Храп Филдинга неожиданно умолк. Олбан повернулся в его сторону, но впотьмах ничего не увидел. Потом он услышал, как Филдинг заворочался в постели — наверное, улегся поудобнее. Вскоре он опять захрапел. Олбан снова стал смотреть в невидимый потолок.
Люби ее, говорил он себе. Если у тебя к ней есть какие-то чувства и если ты способен в них разобраться, освободившись (вероятно, скорее всего) от абсурдного поклонения Софи, то веди себя по-взрослому, не глупи. Принимай это как есть. Посмотри, что у вас с ней получится. Ладно, она не желает иметь детей и, видимо, не захочет с тобой съезжаться. Но ты дай ей все, что можешь, и будь честен. А если тебе встретится кто-то еще и предложит все, чего ты действительно хочешь или считаешь, что хочешь, тогда ВГ, по крайней мере, должна тебя понять. Она сама об этом не раз говорила.

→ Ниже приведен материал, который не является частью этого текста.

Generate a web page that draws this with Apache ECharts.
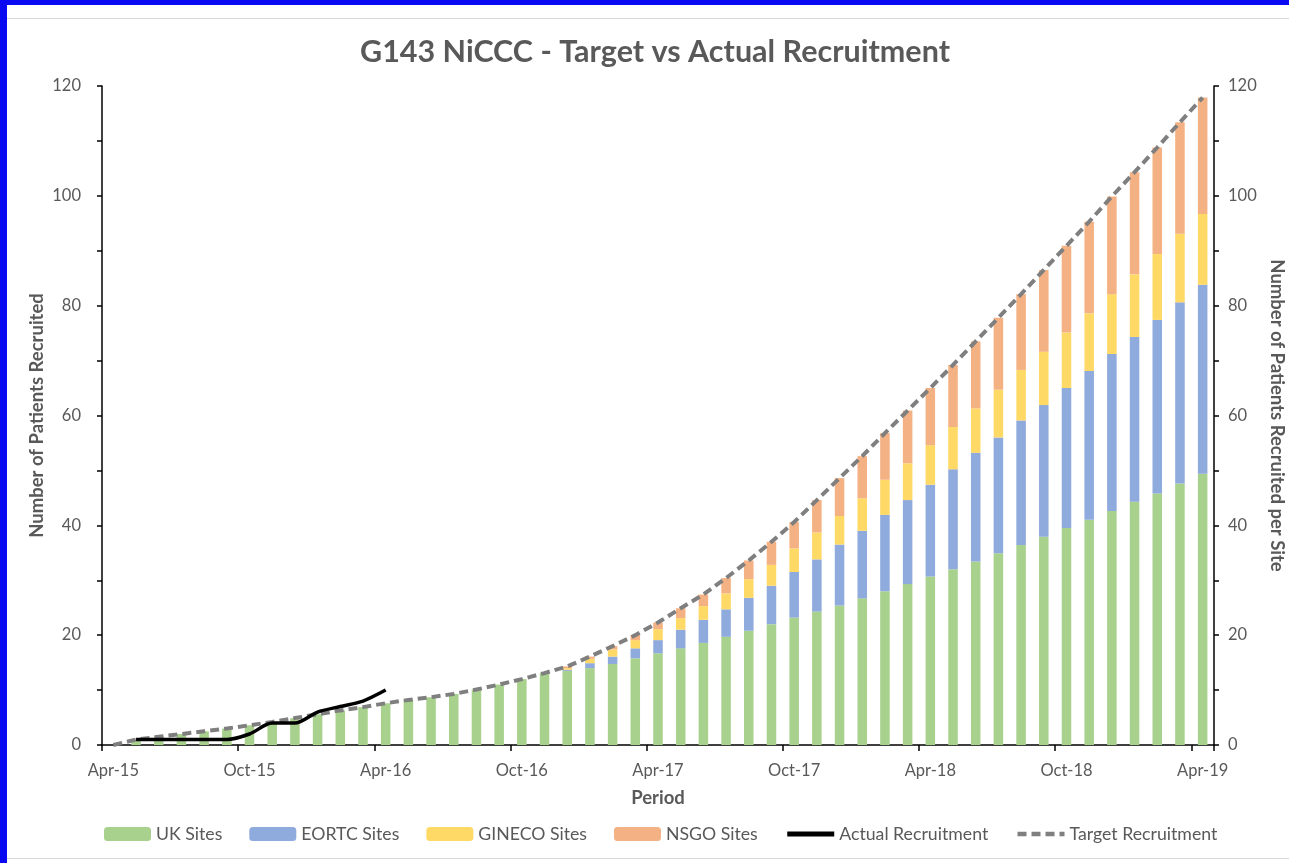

Не исключено, что человек не способен познать себя до конца, так что и она, возможно, заблуждается и, если дело примет такой оборот, будет вопреки своим ожиданиям мучиться от ревности; но из всех, кого ты знаешь, она меньше всего склонна к самообману. А пока цени каждую минуту, что вы проводите вместе. А если окажется, что это навсегда, на все оставшуюся вам жизнь, разве ты можешь вообразить, что с кем-то другим тебе было бы лучше?
Пожалуй, нет.
Он так надеялся, что с ней ничего не случилось, что она жива-здорова и ждет встречи с ним… Завтра, если считать, что уже наступило сегодня. Завтра… завтра он ее увидит. Если судьбе будет угодно. Если не вмешается случай.
В конце концов его сморил сон.
Совершенно бодрый, Олбан поднялся до шести утра, но знал, что во второй половине дня будет валиться с ног. Он позавтракал в одиночестве, достав еду из холодильника, и приготовил себе сухой паек на обед; потом взял в гардеробной рыбацкую сумку за неимением другой, вышел в холл, где оставил на восьмиугольном столе записку с подробностями своего маршрута, и закрыл за собой дверь, испытывая странное облегчение и даже радость от того, что не попался никому на глаза.
Он шагал через парк и лес под мелким дождиком, сыпавшимся из нескольких высоких туч, которые вскоре рассеялись, открыв ослепительно-яркую утреннюю синеву. Пологая тропинка вела его к склону горы Бейнн-Эйрд-да-Лох, откуда было видно место, где погибла его мать; над тихой черной водой кружили и пикировали чайки. Тут только он вспомнил, что Энди собирался сегодня утром разбросать на озере цветы. Хотел было повернуть обратно, но передумал.